When you’re not smashing up soldiers or slicing the undead, you’ll be investigating suspicious scenes for clues, and snapping the evidence with Frank’s new camera modes. You’ll have to use the camera’s three different modes to scour trickier places – there’s a normal lens, a night vision to investigate darkened rooms and warehouses, and a Spectrum Analyzer to hack doors, laptops and reveal -otherwise hidden- clues. This is a pain when you enter a dark room full of zombies as when you enter night vision, you put away your weapon. Hence a quick flick back and forth is needed to 1) see where you are going and 2) kill the enemies.

Compared to previous Dead Rising games, the Maniacs -themed boss characters who were previously referred to as Psychopaths, rebranded in what appears to be a not entirely successful attempt to make them less offensive with a new name- have been considerably de-emphasized. There are still boss battles, but they’re generally against much more pedestrian enemies, like soldiers in power armor or particularly strong zombies.

Meanwhile, Maniacs are side quests, easily skippable if you’d rather not get involved, with little of the drama or presentation seen in previous games. For example, you can still save non-infected humans from zombies for a small reward. Before, you had to babysit many survivors on their way back to a safe house, or give them weapons and hope for the best, but here, once they’re saved, they’re good. They go right back on their way. It’s one less point of failure for the player, and Dead Rising 4 has fewer of them than any game in the series, which for me they should have kept in.
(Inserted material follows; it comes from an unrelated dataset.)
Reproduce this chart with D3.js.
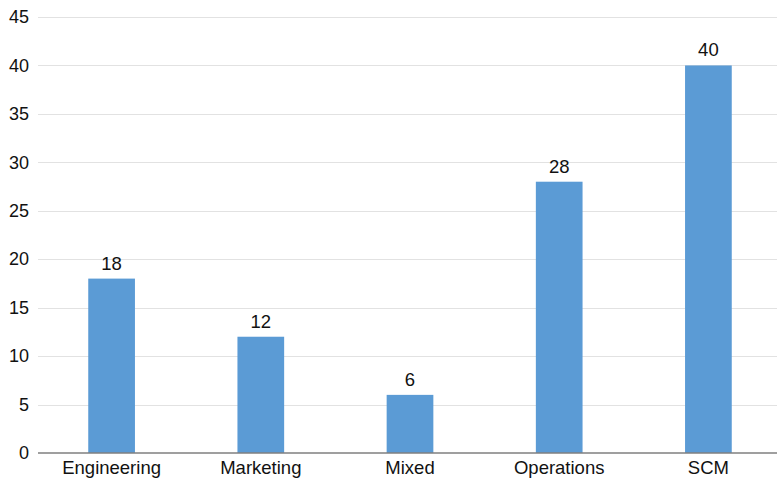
<!DOCTYPE html>
<html>
<head>
<meta charset="utf-8">
<script src="https://cdn.jsdelivr.net/npm/d3@7"></script>
<style>
  html, body { margin: 0; padding: 0; background: #ffffff; }
  svg { display: block; }
  text { font-family: "Liberation Sans", Arial, Helvetica, sans-serif; fill: #111; }
</style>
</head>
<body>
<svg id="chart" width="777" height="481"></svg>
<script>
// Team counts by function
const categories = ["Engineering", "Marketing", "Mixed", "Operations", "SCM"];
const values = [18, 12, 6, 28, 40];
const yTicks = [0, 5, 10, 15, 20, 25, 30, 35, 40, 45];

const W = 777, H = 481;
const plot = { left: 37, right: 783, top: 17, bottom: 453 };

const svg = d3.select("#chart");

const x = d3.scaleBand()
  .domain(categories)
  .range([plot.left, plot.right])
  .paddingInner(0)
  .paddingOuter(0);

const y = d3.scaleLinear()
  .domain([0, 45])
  .range([plot.bottom, plot.top]);

const barW = x.bandwidth() * 0.313;

// horizontal gridlines
svg.append("g")
  .selectAll("line")
  .data(yTicks.filter(d => d > 0))
  .join("line")
  .attr("x1", plot.left + 1)
  .attr("x2", W)
  .attr("y1", d => Math.round(y(d)) + 0.5)
  .attr("y2", d => Math.round(y(d)) + 0.5)
  .attr("stroke", "#e2e2e2")
  .attr("stroke-width", 1);

// y tick labels
const yAxis = d3.axisLeft(y).tickValues(yTicks).tickSize(0).tickPadding(8);
const gy = svg.append("g")
  .attr("transform", `translate(${plot.left},0)`)
  .call(yAxis);
gy.select(".domain").remove();
gy.selectAll("text")
  .attr("font-size", 18)
  .attr("fill", "#111")
  .style("font-family", '"Liberation Sans", Arial, sans-serif');

// bars
svg.append("g")
  .selectAll("rect")
  .data(values)
  .join("rect")
  .attr("x", (d, i) => x(categories[i]) + x.bandwidth() / 2 - barW / 2)
  .attr("y", d => y(d))
  .attr("width", barW)
  .attr("height", d => y(0) - y(d))
  .attr("fill", "#5b9bd5");

// value labels
svg.append("g")
  .selectAll("text")
  .data(values)
  .join("text")
  .attr("x", (d, i) => x(categories[i]) + x.bandwidth() / 2)
  .attr("y", d => y(d) - 9)
  .attr("text-anchor", "middle")
  .attr("font-size", 18.5)
  .text(d => d);

// x axis baseline
svg.append("line")
  .attr("x1", plot.left + 1)
  .attr("x2", W)
  .attr("y1", y(0))
  .attr("y2", y(0))
  .attr("stroke", "#7f7f7f")
  .attr("stroke-width", 1.3);

// category labels
const xAxis = d3.axisBottom(x).tickSize(0).tickPadding(8);
const gx = svg.append("g")
  .attr("transform", `translate(0,${plot.bottom})`)
  .call(xAxis);
gx.select(".domain").remove();
gx.selectAll("text")
  .attr("font-size", 18.5)
  .attr("fill", "#111")
  .style("font-family", '"Liberation Sans", Arial, sans-serif');
</script>
</body>
</html>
Inventory space used to be at a premium, with limited room for food and weapons. But now Frank has separate collections of slots for grenades, melee weapons, ranged weapons and healing items, each of which can be upgraded. By the end of Dead Rising 4, I had about eight slots for weapons and four for healing items, meaning I was carrying around a sleigh’s worth of murder toys at any given moment.

Another game changer is the save system, the older, clunkier systems have been replaced by a generous checkpoint-and-auto save system here, but that didn’t really matter to me, because I never died in my 20-hour playthrough of the game. With labotomised, avoidable maniacs, vastly more powerful weapons freely available, and no timer rushing me along, the game was never hard like the previous titles. I should add, however, that since launch Capcom have now added a harder mode and time limit which should rectify this.

For players who are more invested in Dead Rising’s survival roots, there is one potential lifeline in Dead Rising 4’s multiplayer component. While cooperative play is bizarrely omitted from the main game — despite some vehicles seeming specifically designed for it — the separate online mode places up to four players in a series of escalating scenarios with a more traditional inventory system and much less resilient characters. Survival there is far less assured, and you can run it alone, if you want to.

Overall, I found myself warming to this game more than the others in the series. I do miss some of the items the previous ones had, but overall it is an enjoyable little Sunday romp. Dead Rising isn’t going to win any horror awards, but you can’t say it’s boring.